* **What is expected**
Take the lines from the top down to and including the one with "const emcTpr = [0.955, 0.9980, 0.99885, 0.99972, 1.0, 1.0];" and repeat them exactly. Omit images.

* **Data excerpt**
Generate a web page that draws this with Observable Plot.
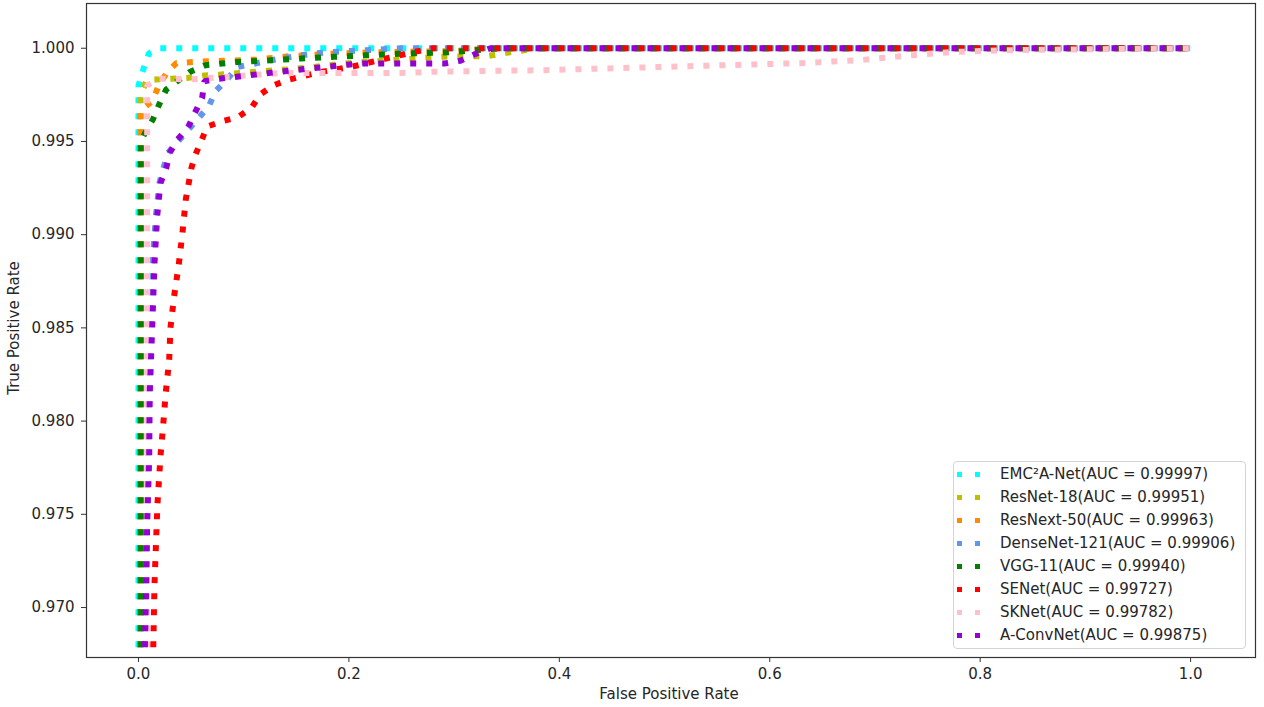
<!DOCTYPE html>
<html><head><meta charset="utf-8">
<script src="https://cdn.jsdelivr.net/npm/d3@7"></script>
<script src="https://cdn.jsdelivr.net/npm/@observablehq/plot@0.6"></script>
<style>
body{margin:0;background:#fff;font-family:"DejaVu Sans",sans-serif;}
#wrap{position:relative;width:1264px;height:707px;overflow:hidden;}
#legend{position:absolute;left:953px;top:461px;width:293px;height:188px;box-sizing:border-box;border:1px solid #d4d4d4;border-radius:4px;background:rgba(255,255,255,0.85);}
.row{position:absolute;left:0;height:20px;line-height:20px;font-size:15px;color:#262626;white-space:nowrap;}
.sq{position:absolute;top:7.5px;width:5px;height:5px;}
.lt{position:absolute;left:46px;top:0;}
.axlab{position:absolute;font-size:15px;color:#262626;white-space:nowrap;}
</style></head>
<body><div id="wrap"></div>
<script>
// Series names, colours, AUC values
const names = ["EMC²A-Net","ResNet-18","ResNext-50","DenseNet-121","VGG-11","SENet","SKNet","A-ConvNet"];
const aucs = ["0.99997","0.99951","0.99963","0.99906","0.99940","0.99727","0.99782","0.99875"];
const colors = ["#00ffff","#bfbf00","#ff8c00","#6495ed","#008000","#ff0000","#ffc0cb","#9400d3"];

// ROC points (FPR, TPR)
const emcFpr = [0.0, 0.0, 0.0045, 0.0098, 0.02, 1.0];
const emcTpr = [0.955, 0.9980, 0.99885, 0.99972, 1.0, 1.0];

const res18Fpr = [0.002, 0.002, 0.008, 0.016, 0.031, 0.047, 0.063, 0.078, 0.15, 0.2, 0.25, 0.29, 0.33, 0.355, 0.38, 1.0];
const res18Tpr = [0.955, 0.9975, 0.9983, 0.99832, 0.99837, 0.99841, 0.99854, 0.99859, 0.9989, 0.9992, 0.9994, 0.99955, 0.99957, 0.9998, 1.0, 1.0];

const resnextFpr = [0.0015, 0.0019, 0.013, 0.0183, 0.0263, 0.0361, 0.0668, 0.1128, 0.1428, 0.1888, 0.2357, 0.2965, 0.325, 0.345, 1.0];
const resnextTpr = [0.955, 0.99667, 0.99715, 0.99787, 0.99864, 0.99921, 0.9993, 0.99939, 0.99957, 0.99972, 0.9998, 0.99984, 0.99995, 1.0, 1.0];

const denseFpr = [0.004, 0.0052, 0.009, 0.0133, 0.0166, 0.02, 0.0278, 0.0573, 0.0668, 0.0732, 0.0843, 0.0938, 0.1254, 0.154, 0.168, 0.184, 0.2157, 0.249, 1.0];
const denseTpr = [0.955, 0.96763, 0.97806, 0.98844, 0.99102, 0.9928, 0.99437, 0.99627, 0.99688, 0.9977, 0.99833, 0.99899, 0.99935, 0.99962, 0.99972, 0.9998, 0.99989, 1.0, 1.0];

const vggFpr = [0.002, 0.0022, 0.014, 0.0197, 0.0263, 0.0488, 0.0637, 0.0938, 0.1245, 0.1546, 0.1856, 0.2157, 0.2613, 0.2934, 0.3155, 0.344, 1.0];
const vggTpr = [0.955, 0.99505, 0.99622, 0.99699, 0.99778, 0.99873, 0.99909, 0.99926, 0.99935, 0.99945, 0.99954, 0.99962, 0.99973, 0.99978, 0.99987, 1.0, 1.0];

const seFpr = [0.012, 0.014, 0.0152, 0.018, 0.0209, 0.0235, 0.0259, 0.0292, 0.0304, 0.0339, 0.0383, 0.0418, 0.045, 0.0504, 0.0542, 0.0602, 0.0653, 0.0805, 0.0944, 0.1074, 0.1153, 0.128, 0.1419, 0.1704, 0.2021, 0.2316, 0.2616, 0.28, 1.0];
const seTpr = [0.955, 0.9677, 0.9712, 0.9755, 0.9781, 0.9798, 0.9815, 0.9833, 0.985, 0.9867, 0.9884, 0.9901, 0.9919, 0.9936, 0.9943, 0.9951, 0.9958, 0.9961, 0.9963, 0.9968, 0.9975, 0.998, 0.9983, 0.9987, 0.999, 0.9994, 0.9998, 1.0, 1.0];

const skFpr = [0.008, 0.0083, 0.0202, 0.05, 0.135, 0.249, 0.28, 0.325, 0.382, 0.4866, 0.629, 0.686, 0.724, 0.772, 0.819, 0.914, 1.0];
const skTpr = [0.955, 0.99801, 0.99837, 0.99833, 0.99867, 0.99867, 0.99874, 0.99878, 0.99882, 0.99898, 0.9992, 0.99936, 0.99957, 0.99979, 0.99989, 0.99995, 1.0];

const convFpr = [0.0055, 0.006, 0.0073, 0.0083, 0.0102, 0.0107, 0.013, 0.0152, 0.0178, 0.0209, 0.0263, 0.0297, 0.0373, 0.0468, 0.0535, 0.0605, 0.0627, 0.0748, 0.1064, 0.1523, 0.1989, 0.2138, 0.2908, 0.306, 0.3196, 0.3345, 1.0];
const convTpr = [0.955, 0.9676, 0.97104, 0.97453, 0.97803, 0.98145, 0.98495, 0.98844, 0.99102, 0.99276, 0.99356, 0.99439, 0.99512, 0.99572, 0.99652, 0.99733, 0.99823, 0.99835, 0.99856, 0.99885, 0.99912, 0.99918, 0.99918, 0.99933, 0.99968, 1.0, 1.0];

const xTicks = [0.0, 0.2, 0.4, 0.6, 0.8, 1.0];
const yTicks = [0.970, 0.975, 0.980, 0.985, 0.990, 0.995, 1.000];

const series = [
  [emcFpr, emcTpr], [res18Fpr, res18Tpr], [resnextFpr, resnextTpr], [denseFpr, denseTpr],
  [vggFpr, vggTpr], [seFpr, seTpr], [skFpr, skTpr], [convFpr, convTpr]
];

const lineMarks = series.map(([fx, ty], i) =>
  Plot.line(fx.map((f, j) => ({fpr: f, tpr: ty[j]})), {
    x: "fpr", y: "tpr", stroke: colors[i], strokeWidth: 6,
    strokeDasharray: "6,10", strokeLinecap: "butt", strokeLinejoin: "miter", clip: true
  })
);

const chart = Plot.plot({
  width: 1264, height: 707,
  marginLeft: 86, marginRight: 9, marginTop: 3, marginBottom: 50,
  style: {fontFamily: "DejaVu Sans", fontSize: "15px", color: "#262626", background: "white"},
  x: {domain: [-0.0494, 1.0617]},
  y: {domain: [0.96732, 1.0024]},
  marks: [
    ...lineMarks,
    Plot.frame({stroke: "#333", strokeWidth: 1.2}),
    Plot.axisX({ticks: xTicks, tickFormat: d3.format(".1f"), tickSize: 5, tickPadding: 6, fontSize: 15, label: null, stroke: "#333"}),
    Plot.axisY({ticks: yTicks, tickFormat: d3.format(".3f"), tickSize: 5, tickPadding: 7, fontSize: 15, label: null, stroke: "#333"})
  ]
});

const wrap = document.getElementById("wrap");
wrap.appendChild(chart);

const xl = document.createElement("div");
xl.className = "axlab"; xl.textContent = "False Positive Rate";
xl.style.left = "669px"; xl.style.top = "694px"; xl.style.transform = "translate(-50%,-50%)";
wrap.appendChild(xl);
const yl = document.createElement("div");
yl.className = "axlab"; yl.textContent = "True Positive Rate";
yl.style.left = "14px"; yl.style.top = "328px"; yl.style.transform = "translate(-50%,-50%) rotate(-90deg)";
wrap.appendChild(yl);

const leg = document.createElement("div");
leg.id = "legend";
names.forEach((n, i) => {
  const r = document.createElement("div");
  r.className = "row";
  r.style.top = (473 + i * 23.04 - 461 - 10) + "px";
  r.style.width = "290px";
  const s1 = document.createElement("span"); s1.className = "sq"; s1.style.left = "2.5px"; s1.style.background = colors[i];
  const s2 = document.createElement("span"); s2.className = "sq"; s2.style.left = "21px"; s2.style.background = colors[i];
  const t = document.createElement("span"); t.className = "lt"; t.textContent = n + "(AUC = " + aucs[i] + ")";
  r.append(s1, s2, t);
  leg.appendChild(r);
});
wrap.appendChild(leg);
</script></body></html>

* **Task output**
Generate a web page that draws this with Observable Plot.
<!DOCTYPE html>
<html><head><meta charset="utf-8">
<script src="https://cdn.jsdelivr.net/npm/d3@7"></script>
<script src="https://cdn.jsdelivr.net/npm/@observablehq/plot@0.6"></script>
<style>
body{margin:0;background:#fff;font-family:"DejaVu Sans",sans-serif;}
#wrap{position:relative;width:1264px;height:707px;overflow:hidden;}
#legend{position:absolute;left:953px;top:461px;width:293px;height:188px;box-sizing:border-box;border:1px solid #d4d4d4;border-radius:4px;background:rgba(255,255,255,0.85);}
.row{position:absolute;left:0;height:20px;line-height:20px;font-size:15px;color:#262626;white-space:nowrap;}
.sq{position:absolute;top:7.5px;width:5px;height:5px;}
.lt{position:absolute;left:46px;top:0;}
.axlab{position:absolute;font-size:15px;color:#262626;white-space:nowrap;}
</style></head>
<body><div id="wrap"></div>
<script>
// Series names, colours, AUC values
const names = ["EMC²A-Net","ResNet-18","ResNext-50","DenseNet-121","VGG-11","SENet","SKNet","A-ConvNet"];
const aucs = ["0.99997","0.99951","0.99963","0.99906","0.99940","0.99727","0.99782","0.99875"];
const colors = ["#00ffff","#bfbf00","#ff8c00","#6495ed","#008000","#ff0000","#ffc0cb","#9400d3"];

// ROC points (FPR, TPR)
const emcFpr = [0.0, 0.0, 0.0045, 0.0098, 0.02, 1.0];
const emcTpr = [0.955, 0.9980, 0.99885, 0.99972, 1.0, 1.0];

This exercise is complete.